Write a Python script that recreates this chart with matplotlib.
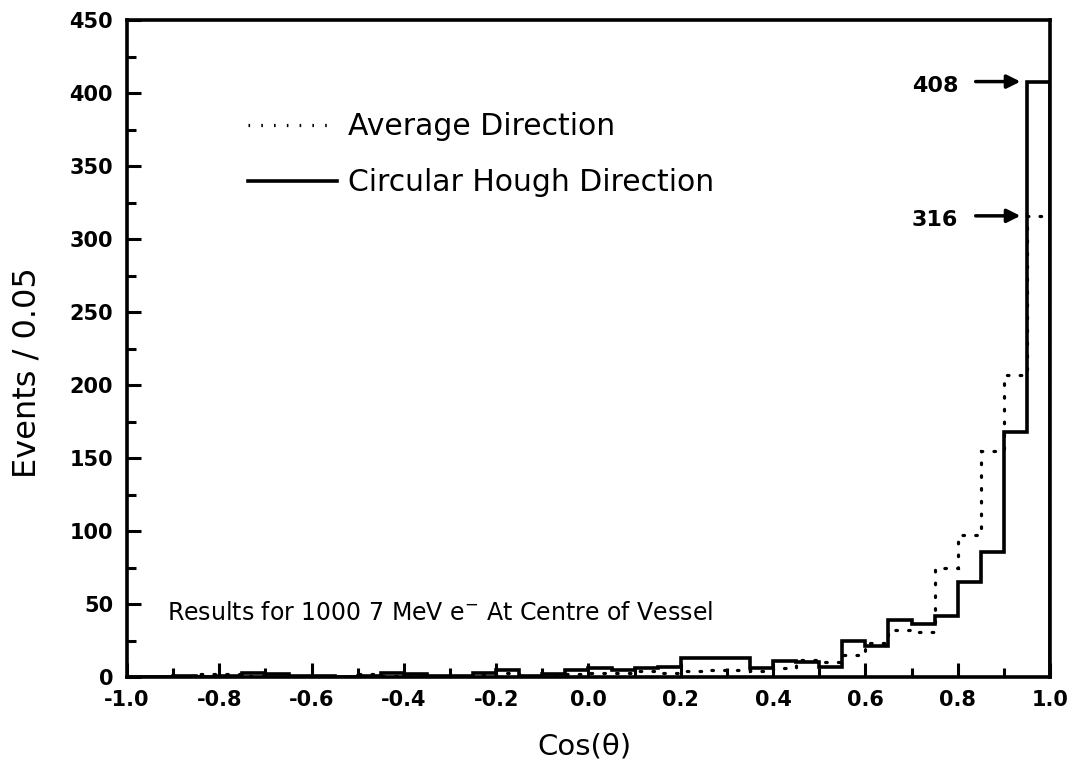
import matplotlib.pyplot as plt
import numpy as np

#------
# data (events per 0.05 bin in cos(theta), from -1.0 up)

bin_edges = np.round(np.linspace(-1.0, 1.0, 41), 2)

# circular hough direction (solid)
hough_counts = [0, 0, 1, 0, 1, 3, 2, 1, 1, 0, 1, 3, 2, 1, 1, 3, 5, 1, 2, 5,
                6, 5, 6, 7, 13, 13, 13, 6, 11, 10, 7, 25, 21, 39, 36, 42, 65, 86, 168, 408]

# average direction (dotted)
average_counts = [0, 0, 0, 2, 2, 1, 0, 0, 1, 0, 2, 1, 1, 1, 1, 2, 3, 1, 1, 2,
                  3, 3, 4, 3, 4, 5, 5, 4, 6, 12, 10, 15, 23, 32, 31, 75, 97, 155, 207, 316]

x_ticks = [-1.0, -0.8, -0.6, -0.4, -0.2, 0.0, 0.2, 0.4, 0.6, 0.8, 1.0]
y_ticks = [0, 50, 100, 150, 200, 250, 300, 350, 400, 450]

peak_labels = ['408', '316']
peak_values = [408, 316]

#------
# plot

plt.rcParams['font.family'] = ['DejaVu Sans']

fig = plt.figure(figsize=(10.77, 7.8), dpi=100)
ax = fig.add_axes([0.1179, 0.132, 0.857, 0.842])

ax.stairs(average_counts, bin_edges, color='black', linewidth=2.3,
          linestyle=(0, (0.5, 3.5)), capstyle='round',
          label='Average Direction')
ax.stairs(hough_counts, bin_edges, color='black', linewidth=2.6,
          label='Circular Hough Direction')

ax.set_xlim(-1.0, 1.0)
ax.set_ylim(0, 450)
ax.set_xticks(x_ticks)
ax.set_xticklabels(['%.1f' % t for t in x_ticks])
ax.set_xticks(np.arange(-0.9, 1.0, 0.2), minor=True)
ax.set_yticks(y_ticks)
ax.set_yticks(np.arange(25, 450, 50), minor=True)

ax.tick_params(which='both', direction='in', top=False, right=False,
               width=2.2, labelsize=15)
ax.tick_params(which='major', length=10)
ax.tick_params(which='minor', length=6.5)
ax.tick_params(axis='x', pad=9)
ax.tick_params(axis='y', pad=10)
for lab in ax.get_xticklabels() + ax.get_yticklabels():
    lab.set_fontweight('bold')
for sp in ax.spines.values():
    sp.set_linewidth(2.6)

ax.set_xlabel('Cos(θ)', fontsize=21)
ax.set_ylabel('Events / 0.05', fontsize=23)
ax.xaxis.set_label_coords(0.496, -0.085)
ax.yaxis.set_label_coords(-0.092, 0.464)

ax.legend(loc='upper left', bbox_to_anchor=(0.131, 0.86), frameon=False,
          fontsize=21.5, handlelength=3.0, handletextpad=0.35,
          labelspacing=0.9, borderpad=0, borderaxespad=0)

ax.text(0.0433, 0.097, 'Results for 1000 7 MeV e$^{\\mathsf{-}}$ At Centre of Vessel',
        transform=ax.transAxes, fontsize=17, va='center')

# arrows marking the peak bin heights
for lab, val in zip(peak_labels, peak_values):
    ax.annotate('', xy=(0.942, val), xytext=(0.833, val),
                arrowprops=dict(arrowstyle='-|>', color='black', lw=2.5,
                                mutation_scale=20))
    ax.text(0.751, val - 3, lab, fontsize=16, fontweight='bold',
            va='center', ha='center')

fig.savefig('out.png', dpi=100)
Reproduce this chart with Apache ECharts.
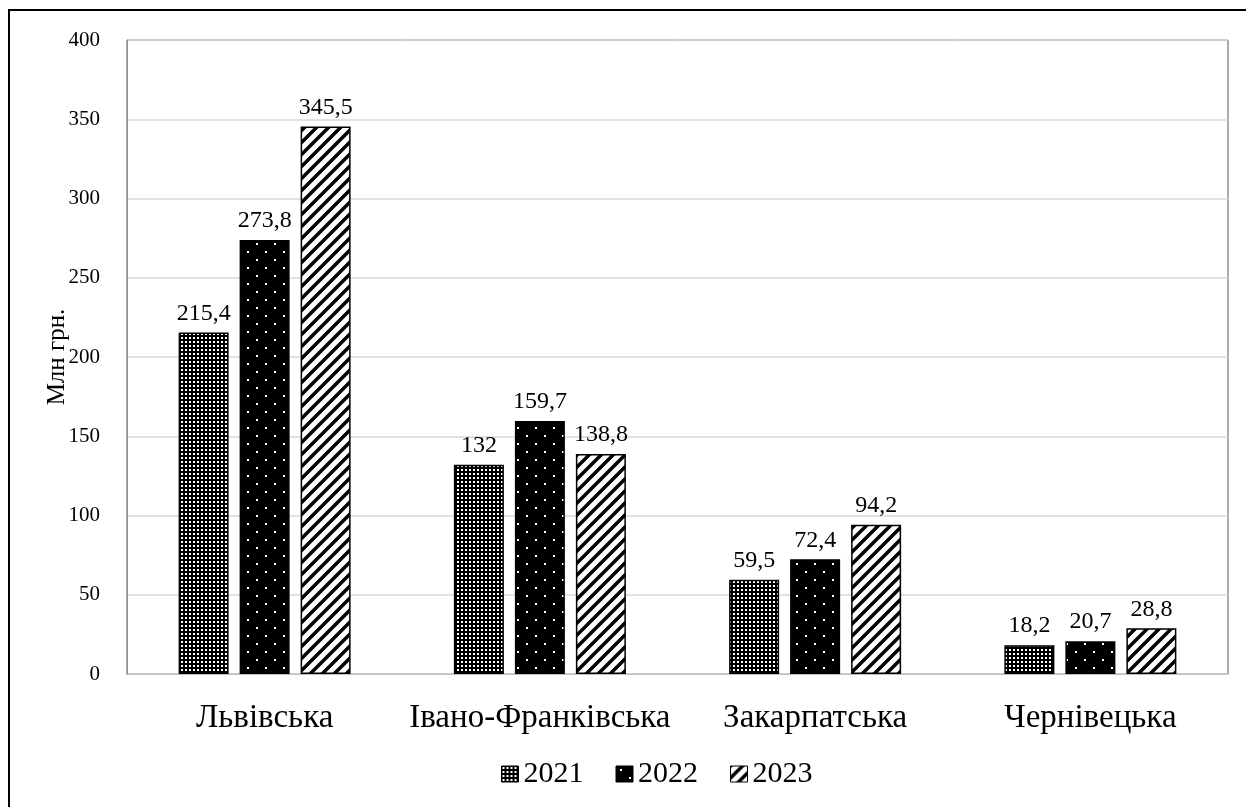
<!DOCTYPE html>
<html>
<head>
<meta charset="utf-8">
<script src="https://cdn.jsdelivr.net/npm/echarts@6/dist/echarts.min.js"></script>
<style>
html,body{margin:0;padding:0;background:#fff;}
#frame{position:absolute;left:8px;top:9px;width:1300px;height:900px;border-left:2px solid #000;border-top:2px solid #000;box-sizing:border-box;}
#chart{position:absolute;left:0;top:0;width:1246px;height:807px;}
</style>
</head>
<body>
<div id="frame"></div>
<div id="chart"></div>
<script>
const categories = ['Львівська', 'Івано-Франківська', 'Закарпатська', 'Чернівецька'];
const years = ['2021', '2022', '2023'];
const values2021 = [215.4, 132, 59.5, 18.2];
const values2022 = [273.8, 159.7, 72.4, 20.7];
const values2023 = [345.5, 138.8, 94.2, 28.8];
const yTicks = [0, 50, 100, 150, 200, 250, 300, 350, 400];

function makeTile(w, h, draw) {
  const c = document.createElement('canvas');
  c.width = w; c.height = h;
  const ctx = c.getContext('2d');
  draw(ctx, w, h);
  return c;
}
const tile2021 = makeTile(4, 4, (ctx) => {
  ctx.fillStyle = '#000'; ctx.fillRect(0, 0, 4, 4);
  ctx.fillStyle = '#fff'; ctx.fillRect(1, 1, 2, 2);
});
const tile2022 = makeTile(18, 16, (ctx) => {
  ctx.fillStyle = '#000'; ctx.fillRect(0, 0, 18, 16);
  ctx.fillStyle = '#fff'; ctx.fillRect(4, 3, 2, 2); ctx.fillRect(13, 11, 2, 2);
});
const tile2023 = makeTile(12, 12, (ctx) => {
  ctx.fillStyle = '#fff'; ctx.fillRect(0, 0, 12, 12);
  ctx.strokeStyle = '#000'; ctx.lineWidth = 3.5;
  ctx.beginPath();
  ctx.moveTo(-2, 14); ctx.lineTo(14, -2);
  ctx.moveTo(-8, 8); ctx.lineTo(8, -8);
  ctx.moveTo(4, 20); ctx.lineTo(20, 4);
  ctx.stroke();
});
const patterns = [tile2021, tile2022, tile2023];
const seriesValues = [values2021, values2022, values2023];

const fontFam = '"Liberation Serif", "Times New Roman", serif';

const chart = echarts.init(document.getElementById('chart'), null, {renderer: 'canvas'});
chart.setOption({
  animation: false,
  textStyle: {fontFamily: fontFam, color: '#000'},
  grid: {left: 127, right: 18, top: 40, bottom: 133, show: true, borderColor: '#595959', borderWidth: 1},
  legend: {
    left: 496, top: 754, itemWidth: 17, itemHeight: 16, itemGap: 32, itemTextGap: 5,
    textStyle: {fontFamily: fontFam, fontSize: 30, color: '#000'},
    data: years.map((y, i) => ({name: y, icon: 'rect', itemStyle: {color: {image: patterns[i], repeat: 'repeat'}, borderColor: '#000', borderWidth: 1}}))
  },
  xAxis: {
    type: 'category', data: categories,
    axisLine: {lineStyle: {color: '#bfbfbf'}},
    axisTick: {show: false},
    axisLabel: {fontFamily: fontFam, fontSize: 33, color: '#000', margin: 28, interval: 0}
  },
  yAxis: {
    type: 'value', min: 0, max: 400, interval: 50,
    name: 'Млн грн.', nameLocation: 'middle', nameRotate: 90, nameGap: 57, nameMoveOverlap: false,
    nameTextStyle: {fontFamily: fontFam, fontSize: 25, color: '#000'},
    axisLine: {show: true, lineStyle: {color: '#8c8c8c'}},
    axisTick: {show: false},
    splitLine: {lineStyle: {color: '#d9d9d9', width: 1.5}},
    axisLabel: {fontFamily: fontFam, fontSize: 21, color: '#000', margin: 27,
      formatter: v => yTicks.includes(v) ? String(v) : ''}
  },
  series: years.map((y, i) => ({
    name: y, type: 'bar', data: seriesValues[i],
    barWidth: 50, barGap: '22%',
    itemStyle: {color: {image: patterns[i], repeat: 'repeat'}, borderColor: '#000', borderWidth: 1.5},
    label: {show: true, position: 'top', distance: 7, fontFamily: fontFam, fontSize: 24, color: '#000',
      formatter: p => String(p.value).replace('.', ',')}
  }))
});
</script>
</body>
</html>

### TASK REQUIREMENTS
Every line above should be repeated exactly; pictures stay out of the copy.

### EXPECTED ANSWER
Write a Python script that recreates this chart with matplotlib.
import matplotlib.pyplot as plt
import numpy as np

#------
# data (events per 0.05 bin in cos(theta), from -1.0 up)

bin_edges = np.round(np.linspace(-1.0, 1.0, 41), 2)

# circular hough direction (solid)
hough_counts = [0, 0, 1, 0, 1, 3, 2, 1, 1, 0, 1, 3, 2, 1, 1, 3, 5, 1, 2, 5,
                6, 5, 6, 7, 13, 13, 13, 6, 11, 10, 7, 25, 21, 39, 36, 42, 65, 86, 168, 408]

# average direction (dotted)
average_counts = [0, 0, 0, 2, 2, 1, 0, 0, 1, 0, 2, 1, 1, 1, 1, 2, 3, 1, 1, 2,
                  3, 3, 4, 3, 4, 5, 5, 4, 6, 12, 10, 15, 23, 32, 31, 75, 97, 155, 207, 316]

x_ticks = [-1.0, -0.8, -0.6, -0.4, -0.2, 0.0, 0.2, 0.4, 0.6, 0.8, 1.0]
y_ticks = [0, 50, 100, 150, 200, 250, 300, 350, 400, 450]

peak_labels = ['408', '316']
peak_values = [408, 316]

#------
# plot

plt.rcParams['font.family'] = ['DejaVu Sans']

fig = plt.figure(figsize=(10.77, 7.8), dpi=100)
ax = fig.add_axes([0.1179, 0.132, 0.857, 0.842])

ax.stairs(average_counts, bin_edges, color='black', linewidth=2.3,
          linestyle=(0, (0.5, 3.5)), capstyle='round',
          label='Average Direction')
ax.stairs(hough_counts, bin_edges, color='black', linewidth=2.6,
          label='Circular Hough Direction')

ax.set_xlim(-1.0, 1.0)
ax.set_ylim(0, 450)
ax.set_xticks(x_ticks)
ax.set_xticklabels(['%.1f' % t for t in x_ticks])
ax.set_xticks(np.arange(-0.9, 1.0, 0.2), minor=True)
ax.set_yticks(y_ticks)
ax.set_yticks(np.arange(25, 450, 50), minor=True)

ax.tick_params(which='both', direction='in', top=False, right=False,
               width=2.2, labelsize=15)
ax.tick_params(which='major', length=10)
ax.tick_params(which='minor', length=6.5)
ax.tick_params(axis='x', pad=9)
ax.tick_params(axis='y', pad=10)
for lab in ax.get_xticklabels() + ax.get_yticklabels():
    lab.set_fontweight('bold')
for sp in ax.spines.values():
    sp.set_linewidth(2.6)

ax.set_xlabel('Cos(θ)', fontsize=21)
ax.set_ylabel('Events / 0.05', fontsize=23)
ax.xaxis.set_label_coords(0.496, -0.085)
ax.yaxis.set_label_coords(-0.092, 0.464)

ax.legend(loc='upper left', bbox_to_anchor=(0.131, 0.86), frameon=False,
          fontsize=21.5, handlelength=3.0, handletextpad=0.35,
          labelspacing=0.9, borderpad=0, borderaxespad=0)

ax.text(0.0433, 0.097, 'Results for 1000 7 MeV e$^{\\mathsf{-}}$ At Centre of Vessel',
        transform=ax.transAxes, fontsize=17, va='center')

# arrows marking the peak bin heights
for lab, val in zip(peak_labels, peak_values):
    ax.annotate('', xy=(0.942, val), xytext=(0.833, val),
                arrowprops=dict(arrowstyle='-|>', color='black', lw=2.5,
                                mutation_scale=20))
    ax.text(0.751, val - 3, lab, fontsize=16, fontweight='bold',
            va='center', ha='center')

fig.savefig('out.png', dpi=100)
Reproduce this chart with Apache ECharts.
<!DOCTYPE html>
<html>
<head>
<meta charset="utf-8">
<script src="https://cdn.jsdelivr.net/npm/echarts@6/dist/echarts.min.js"></script>
<style>
html,body{margin:0;padding:0;background:#fff;}
#frame{position:absolute;left:8px;top:9px;width:1300px;height:900px;border-left:2px solid #000;border-top:2px solid #000;box-sizing:border-box;}
#chart{position:absolute;left:0;top:0;width:1246px;height:807px;}
</style>
</head>
<body>
<div id="frame"></div>
<div id="chart"></div>
<script>
const categories = ['Львівська', 'Івано-Франківська', 'Закарпатська', 'Чернівецька'];
const years = ['2021', '2022', '2023'];
const values2021 = [215.4, 132, 59.5, 18.2];
const values2022 = [273.8, 159.7, 72.4, 20.7];
const values2023 = [345.5, 138.8, 94.2, 28.8];
const yTicks = [0, 50, 100, 150, 200, 250, 300, 350, 400];

function makeTile(w, h, draw) {
  const c = document.createElement('canvas');
  c.width = w; c.height = h;
  const ctx = c.getContext('2d');
  draw(ctx, w, h);
  return c;
}
const tile2021 = makeTile(4, 4, (ctx) => {
  ctx.fillStyle = '#000'; ctx.fillRect(0, 0, 4, 4);
  ctx.fillStyle = '#fff'; ctx.fillRect(1, 1, 2, 2);
});
const tile2022 = makeTile(18, 16, (ctx) => {
  ctx.fillStyle = '#000'; ctx.fillRect(0, 0, 18, 16);
  ctx.fillStyle = '#fff'; ctx.fillRect(4, 3, 2, 2); ctx.fillRect(13, 11, 2, 2);
});
const tile2023 = makeTile(12, 12, (ctx) => {
  ctx.fillStyle = '#fff'; ctx.fillRect(0, 0, 12, 12);
  ctx.strokeStyle = '#000'; ctx.lineWidth = 3.5;
  ctx.beginPath();
  ctx.moveTo(-2, 14); ctx.lineTo(14, -2);
  ctx.moveTo(-8, 8); ctx.lineTo(8, -8);
  ctx.moveTo(4, 20); ctx.lineTo(20, 4);
  ctx.stroke();
});
const patterns = [tile2021, tile2022, tile2023];
const seriesValues = [values2021, values2022, values2023];

const fontFam = '"Liberation Serif", "Times New Roman", serif';

const chart = echarts.init(document.getElementById('chart'), null, {renderer: 'canvas'});
chart.setOption({
  animation: false,
  textStyle: {fontFamily: fontFam, color: '#000'},
  grid: {left: 127, right: 18, top: 40, bottom: 133, show: true, borderColor: '#595959', borderWidth: 1},
  legend: {
    left: 496, top: 754, itemWidth: 17, itemHeight: 16, itemGap: 32, itemTextGap: 5,
    textStyle: {fontFamily: fontFam, fontSize: 30, color: '#000'},
    data: years.map((y, i) => ({name: y, icon: 'rect', itemStyle: {color: {image: patterns[i], repeat: 'repeat'}, borderColor: '#000', borderWidth: 1}}))
  },
  xAxis: {
    type: 'category', data: categories,
    axisLine: {lineStyle: {color: '#bfbfbf'}},
    axisTick: {show: false},
    axisLabel: {fontFamily: fontFam, fontSize: 33, color: '#000', margin: 28, interval: 0}
  },
  yAxis: {
    type: 'value', min: 0, max: 400, interval: 50,
    name: 'Млн грн.', nameLocation: 'middle', nameRotate: 90, nameGap: 57, nameMoveOverlap: false,
    nameTextStyle: {fontFamily: fontFam, fontSize: 25, color: '#000'},
    axisLine: {show: true, lineStyle: {color: '#8c8c8c'}},
    axisTick: {show: false},
    splitLine: {lineStyle: {color: '#d9d9d9', width: 1.5}},
    axisLabel: {fontFamily: fontFam, fontSize: 21, color: '#000', margin: 27,
      formatter: v => yTicks.includes(v) ? String(v) : ''}
  },
  series: years.map((y, i) => ({
    name: y, type: 'bar', data: seriesValues[i],
    barWidth: 50, barGap: '22%',
    itemStyle: {color: {image: patterns[i], repeat: 'repeat'}, borderColor: '#000', borderWidth: 1.5},
    label: {show: true, position: 'top', distance: 7, fontFamily: fontFam, fontSize: 24, color: '#000',
      formatter: p => String(p.value).replace('.', ',')}
  }))
});
</script>
</body>
</html>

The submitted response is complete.